Synopsis: Rich and power-seeking Xander Drax has been on a quest to find the three mystical skulls that would give him the power to control the world. Standing in his way is the heroic “Ghost who walks”, otherwise known as The Phantom. Surviving for 400 years, The Phantom has fought against evil wherever he finds it. Now The Phantom will have to team up with a beautiful young woman to stop Drax from his devastating and dastardly plot to destroy the world.
- Pulp or no Pulp: One of the things that I love most about The Phantom is that it feels very pulpy. It never gets too “gritty” like the movies today and it’s villains, while very evil, aren’t going around killing innocent people or raping kittens or anything horrible like that. All of the characters feel like they stepped through a 1930’s radio receiver and were somehow Weird Science’ed into a real people.

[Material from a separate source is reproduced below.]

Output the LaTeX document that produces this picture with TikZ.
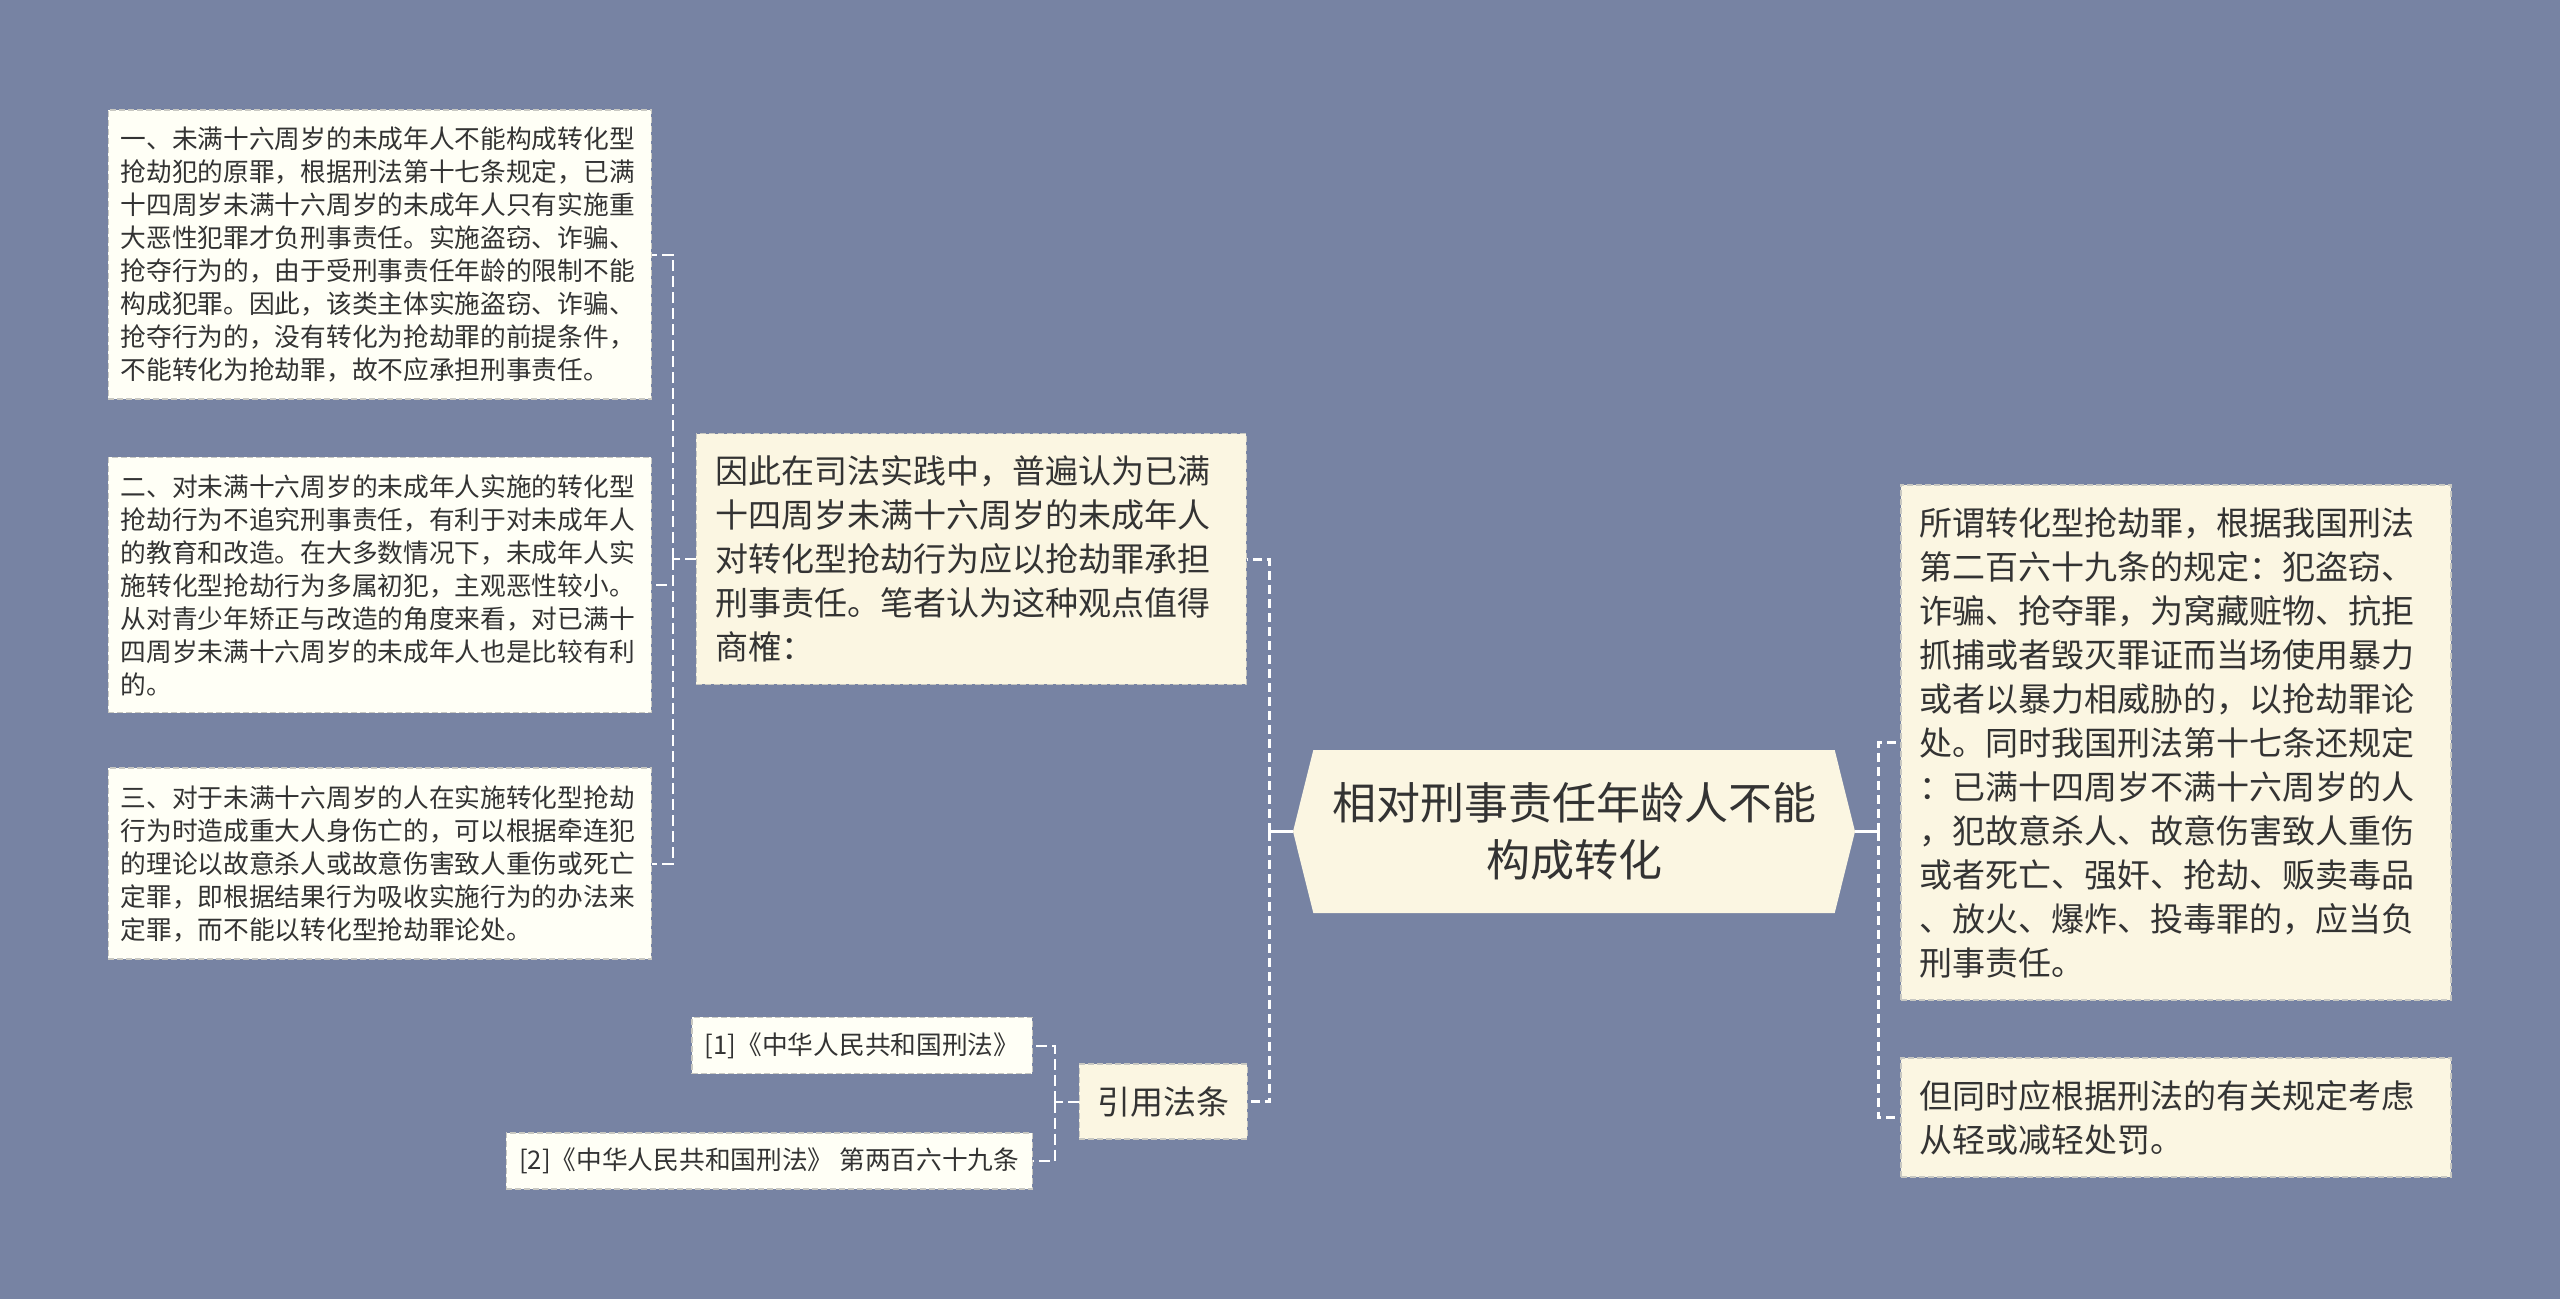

- Ghost: They call him the “Ghost Who Walks” but he could have also been called the “Ghost Who Talks”, “Ghost Who Runs”, “Ghost Who Sneezes”, or the “Ghost Who Eats Too Much Dairy”. Really, the fact that he’s specifically called a “Ghost Who Walks” is kind of silly. He only shares (seemingly) one characteristic with a ghost and even then no one believes he exists. I would have called him “Man Who Doesn’t Die”. It’s much more accurate.
- Drax the Destroyer: Before Batista painted over his belly button tattoo for James Gunn’s Guardians of the Galaxy, Treat Williams over-acted the shit out of the character known as Xander Drax. He’s awesome. He’s exactly what a villain in a movie about a horse-riding white hero in an Asian Island paradise should be. I’ve read others bashing how ridiculous Treat is but to me he was a real treat to watch….
- Seeing a Man about a Horse: The Phantom doesn’t have any super powers but if I had to guess which power he would choose to have, it would be to make a horse appear out of thin air. That dude uses horses to do about everything and there is rarely a scene where he rides one to safety while all those idiots and their cars and planes fail to keep up with him.
- Remar-kable: Ask any scientist, James Remar can make any movie better.
- Learn Your History Bro: The second skull is found conveniently 12 minutes away from where both the villain and the hero happen to be. What I liked most about it was that it was hidden in plain sight so well because it was placed in the wrong area of the Museum of History. Billy Zane does not appreciate it when you make mistakes like that.
- Fire The Canon: If I was gonna be a pirate I would totally fire canons at people all the time. Thankfully, Cary Hiroyuki-Tagawa appears as the leader of the pirates brotherhood and blasts a dude 100 feet across the cave into shark infested waters. Hell yeah!
- Tagline: The line seen on the posters is “SLAM EVIL”. I haven’t checked on the dates but I was wondering if the release of this film was during the Pogs days. I definitely remember doing some serious slamming back in those days.
- This Just In: I’ve been fantasizing about getting some threeway action with Kristy Swanson and Catherine Zeta Jones for years. If any man could have pulled it off, it would have to be Billy Zane.
How would you like to get in on these extra Bullet Points?
- The Palmer mansion used in the film was actually the Playboy Mansion.
- Billy Zane worked out for over a year so he would be buff like me and not have to wear a padded suit like some jabroni.
- Zane shaved his head for all the scenes wearing the Phantom suit. The scenes where he had hair were filmed at the beginning of the shoot and then they filmed him bald as hell in the suit afterwards.
- Dolph Lundgren was considered for the lead role when the film first went into development in the late 1980’s. That could have been epic.